James Till in his University of Toronto laboratory in 1975. (Photo: Fred Phipps / University of Toronto Archives)

The accidental discovery of stem cells

Unexpected results can happen at any level of research, says James Till (BA’52, MA’54), and “it’s how they’re dealt with that matters.”

By Colleen MacPherson

Till knows of what he speaks; it was almost 60 years ago that the renowned University of Saskatchewan graduate, along with a colleague, found something unexpected in research results that simply could not be ignored.

Although they did not know it at the time, the two scientists were on the path to discovering stem cells and the great potential they hold for treating everything from blindness to spinal cord injuries.

The discovery was not a eureka moment, Till says, “but our reactions were the same. We both thought, ‘That’s really interesting.’ ”

Till was a researcher at the Ontario Cancer Institute in 1960 when he and his colleague, Ernest McCulloch, spotted an anomaly during a study they were conducting into the effects of radiation on mice.

The mice were irradiated with enough X-rays to kill them within 30 days if they did not receive a transplant of bone marrow cells. The mice were also injected with a varying number of cells in order for the researchers to determine how many cells it would take to keep the animals alive.

On a Sunday morning, several days after injecting the cells, McCulloch examined samples taken from the mice. The hematologist noticed small lumps on the spleens of the mice, one lump for every 10,000 injected bone marrow cells.

“Dr. McCulloch’s observation that the number of clumps, which we both thought of as colonies, was linearly related to the number of transplanted marrow cells suggested that the colonies might be clones—that they derived from single cells,” says Till.

“We weren’t sure what track we were on, but we quickly agreed on what we would do next. We needed more evidence that the colonies were clones.”

James Till in 2017. (Photo: Laura Pedersen / U of T News)

Till and McCulloch published their initial observation in 1961 in the journal Radiation Research to little fanfare, and then dedicated themselves to confirming their suspicion. Their work was also aided by graduate student Andy Becker and senior scientist Lou Siminovitch, with Becker’s experiments demonstrating “quite convincingly that the colonies were clones,” says Till.
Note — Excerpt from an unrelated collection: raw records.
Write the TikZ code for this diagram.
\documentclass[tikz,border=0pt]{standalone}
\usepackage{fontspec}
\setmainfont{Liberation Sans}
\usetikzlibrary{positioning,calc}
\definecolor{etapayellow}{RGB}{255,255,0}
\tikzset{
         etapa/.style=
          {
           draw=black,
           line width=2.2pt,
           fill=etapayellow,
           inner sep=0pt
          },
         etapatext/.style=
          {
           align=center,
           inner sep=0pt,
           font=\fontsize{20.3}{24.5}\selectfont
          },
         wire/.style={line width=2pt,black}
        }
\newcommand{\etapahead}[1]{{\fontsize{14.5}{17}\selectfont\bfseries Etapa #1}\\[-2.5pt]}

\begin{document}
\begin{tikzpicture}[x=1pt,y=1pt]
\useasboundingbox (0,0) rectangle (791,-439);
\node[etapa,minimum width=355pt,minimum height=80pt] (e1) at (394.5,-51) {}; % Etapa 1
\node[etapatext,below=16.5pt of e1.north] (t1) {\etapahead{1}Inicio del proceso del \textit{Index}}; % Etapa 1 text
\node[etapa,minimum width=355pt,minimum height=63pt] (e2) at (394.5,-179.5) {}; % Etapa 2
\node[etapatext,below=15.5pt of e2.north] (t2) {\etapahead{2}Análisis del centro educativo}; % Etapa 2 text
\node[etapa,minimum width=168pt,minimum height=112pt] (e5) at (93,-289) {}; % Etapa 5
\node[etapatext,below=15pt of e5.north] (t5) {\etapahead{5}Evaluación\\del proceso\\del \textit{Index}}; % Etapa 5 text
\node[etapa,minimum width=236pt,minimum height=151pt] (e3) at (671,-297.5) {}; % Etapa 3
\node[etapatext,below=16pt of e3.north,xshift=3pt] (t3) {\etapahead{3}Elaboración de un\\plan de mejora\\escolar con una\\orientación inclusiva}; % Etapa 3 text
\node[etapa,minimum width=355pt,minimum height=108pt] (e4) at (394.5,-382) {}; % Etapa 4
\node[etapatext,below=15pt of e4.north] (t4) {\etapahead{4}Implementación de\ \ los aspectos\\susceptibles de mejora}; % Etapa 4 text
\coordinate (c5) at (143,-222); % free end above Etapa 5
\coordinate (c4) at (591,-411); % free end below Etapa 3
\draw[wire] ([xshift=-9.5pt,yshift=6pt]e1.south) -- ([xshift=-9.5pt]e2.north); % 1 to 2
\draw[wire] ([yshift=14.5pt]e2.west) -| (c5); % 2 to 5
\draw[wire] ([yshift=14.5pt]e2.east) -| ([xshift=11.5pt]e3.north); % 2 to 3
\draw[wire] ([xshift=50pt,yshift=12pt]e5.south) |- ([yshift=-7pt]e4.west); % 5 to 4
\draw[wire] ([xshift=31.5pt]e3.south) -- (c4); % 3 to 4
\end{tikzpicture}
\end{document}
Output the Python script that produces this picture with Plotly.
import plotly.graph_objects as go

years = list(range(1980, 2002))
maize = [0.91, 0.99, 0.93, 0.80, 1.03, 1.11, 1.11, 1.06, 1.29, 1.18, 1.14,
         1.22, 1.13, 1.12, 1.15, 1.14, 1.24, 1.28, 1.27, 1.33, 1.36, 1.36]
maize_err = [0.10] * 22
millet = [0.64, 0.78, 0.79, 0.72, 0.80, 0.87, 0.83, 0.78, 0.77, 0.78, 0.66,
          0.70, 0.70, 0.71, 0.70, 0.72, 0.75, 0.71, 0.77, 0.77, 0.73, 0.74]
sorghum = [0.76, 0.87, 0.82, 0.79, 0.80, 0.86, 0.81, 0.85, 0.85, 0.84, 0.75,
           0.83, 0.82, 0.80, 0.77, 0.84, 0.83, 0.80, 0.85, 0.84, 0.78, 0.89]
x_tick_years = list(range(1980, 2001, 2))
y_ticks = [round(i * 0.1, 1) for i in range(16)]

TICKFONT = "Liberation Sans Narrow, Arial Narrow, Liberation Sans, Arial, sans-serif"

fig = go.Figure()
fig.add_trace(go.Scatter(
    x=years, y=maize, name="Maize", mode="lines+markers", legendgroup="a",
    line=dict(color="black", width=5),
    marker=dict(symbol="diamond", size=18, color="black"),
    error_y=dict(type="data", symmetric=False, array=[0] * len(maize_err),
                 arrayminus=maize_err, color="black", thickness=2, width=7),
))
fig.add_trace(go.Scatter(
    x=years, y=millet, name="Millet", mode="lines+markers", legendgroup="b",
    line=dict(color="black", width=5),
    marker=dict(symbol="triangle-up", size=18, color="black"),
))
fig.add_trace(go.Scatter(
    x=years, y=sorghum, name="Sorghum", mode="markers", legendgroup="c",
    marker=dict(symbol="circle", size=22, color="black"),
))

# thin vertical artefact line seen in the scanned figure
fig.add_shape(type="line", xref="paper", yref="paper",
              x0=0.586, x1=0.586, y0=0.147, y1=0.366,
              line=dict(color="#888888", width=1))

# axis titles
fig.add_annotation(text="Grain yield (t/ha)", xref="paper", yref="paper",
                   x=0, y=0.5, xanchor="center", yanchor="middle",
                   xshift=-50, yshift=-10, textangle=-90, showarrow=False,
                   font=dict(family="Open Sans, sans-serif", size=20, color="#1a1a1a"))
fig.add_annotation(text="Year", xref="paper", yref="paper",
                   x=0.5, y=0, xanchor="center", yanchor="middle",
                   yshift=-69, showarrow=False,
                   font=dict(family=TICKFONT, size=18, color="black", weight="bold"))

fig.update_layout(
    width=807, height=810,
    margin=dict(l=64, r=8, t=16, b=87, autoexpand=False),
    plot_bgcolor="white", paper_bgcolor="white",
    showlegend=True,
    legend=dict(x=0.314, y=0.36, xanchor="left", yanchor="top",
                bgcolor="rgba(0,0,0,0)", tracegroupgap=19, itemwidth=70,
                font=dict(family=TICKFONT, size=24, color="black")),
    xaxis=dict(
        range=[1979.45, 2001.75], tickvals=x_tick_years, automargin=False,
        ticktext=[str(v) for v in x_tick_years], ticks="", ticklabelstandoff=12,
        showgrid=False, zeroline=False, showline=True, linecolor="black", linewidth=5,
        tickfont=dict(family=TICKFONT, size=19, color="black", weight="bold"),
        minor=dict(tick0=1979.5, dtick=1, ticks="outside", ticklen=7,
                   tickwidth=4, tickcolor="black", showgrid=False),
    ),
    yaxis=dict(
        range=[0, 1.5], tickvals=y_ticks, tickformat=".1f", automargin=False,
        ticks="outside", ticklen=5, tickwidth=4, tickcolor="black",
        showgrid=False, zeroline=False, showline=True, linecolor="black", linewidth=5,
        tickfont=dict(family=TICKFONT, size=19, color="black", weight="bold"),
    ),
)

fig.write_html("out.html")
Those results were published in Nature in 1963.

At the same time, Siminovitch, a molecular biologist and Till’s mentor for his postdoctoral work, was the lead investigator for studies “that revealed the cells that gave rise to colonies had, among their descendants, cells that could themselves give rise to new colonies. So, colony-forming cells could self-renew.”

Siminovitch’s work, also published in 1963, combined with the previous findings, “convinced us that we had blood-forming stem cells. Before then, we only referred to them as colony-forming units—CFUs—because we weren’t sure what we were dealing with.”

That ability to self-renew, says Till, “seemed to us to be one crucial defining property of stem cells,” and it is the definition of stem cells that is still in use today.

“It took us three years to establish that we were, indeed, dealing with something of considerable significance,” he says.

Till and McCulloch’s work formed the basis for all stem cell research going on today, and paved the way for advances such as bone marrow transplants to treat cancer. It also opened the door to the field of regenerative medicine—in which scientists seek ways to regrow, repair or replace damaged or diseased cells, use therapeutic stem cells and even produce artificial organs.